Oral request has been made by the Turkish Chargé d’Affaires for an interpretation of paragraph 174 of the Consular Regulations. The paragraph mentioned reads as follows: [Page 1078]

174. Requests hare occasionally been made upon the Government of the United States to permit its diplomatic and consular officers to extend their protection to citizens or subjects of a foreign government who may desire it and who may be sojourning at places where there are no diplomatic or consular representatives of that government This Government has from time to time, upon the request of friendly powers, given to its diplomatic and consular officers authority to take upon themselves, with the consent of the government within whose jurisdiction they reside, the function of representing those powers at places where the latter had no such officers. It has understood this authority to be restricted simply to the granting of the services and good offices of our representatives, with their own consent, to meet what has ordinarily been a fortuitous and temporary exigency of the friendly government. When this function is accepted—which must be done only with the approval of the Department of State—the diplomatic or consular officer becomes the agent of the foreign government as to the duties he may perform for its citizens or subjects. He becomes responsible to it for his discharge of those duties, and that government alone is responsible for his acts in relation thereto. He does not, however, for this purpose, become a diplomatic or consular officer of the foreign government.

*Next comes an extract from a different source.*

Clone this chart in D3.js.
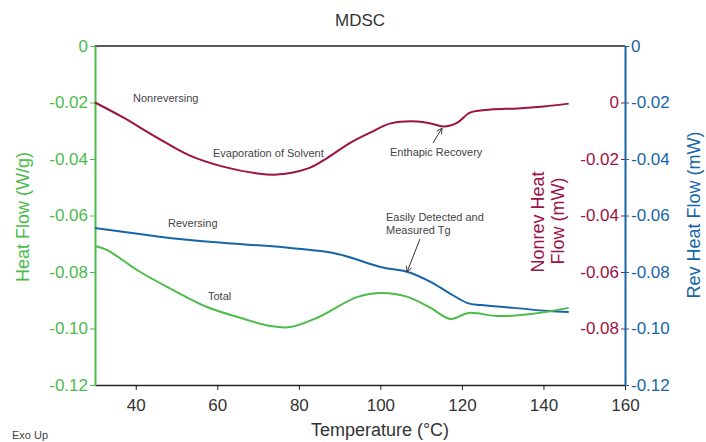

The Constitution of the United States prohibits any one who holds an office of profit or trust under the United States to accept, without the authority of the Congress of the United States, any office of any kind whatever from any foreign State. Hence for the purpose of the protection of citizens or subjects of a foreign State diplomatic and consular officers of the United States cannot become officers of the foreign State, the intention of the Department of State in authorizing the exercise of such protection being merely the use, with the consent of the authorities of the countries where such officers reside, of their good offices in behalf of the citizens or subjects of such foreign country in their vicinity who might request them in the absence of diplomatic or consular representatives of their own country. As before stated such officers cannot become officers of the foreign government, and consequently they could not officially represent that government. They are agents of that government not in the sense of “officials,” but only as persons who at the request of that government, and with the consent of their own government and the authorities of the country in which they reside, are permitted to speak unofficially and by way of good offices in favor of any interests of such third government or its citizens or subjects. And while such officers, when so acting, are responsible to the foreign government for the acts they perform in its behalf, and that government is alone responsible for their acts in relation thereto, they do not report to that government, nor do they take its orders, their communication with it being indirectly effected through the Government of the United States.

With respect to the particular case of the protection of the interests of Ottoman subjects in Mexico, the foregoing applies only to the consular officers of the United States, the United States having no diplomatic representative of its own in Mexico.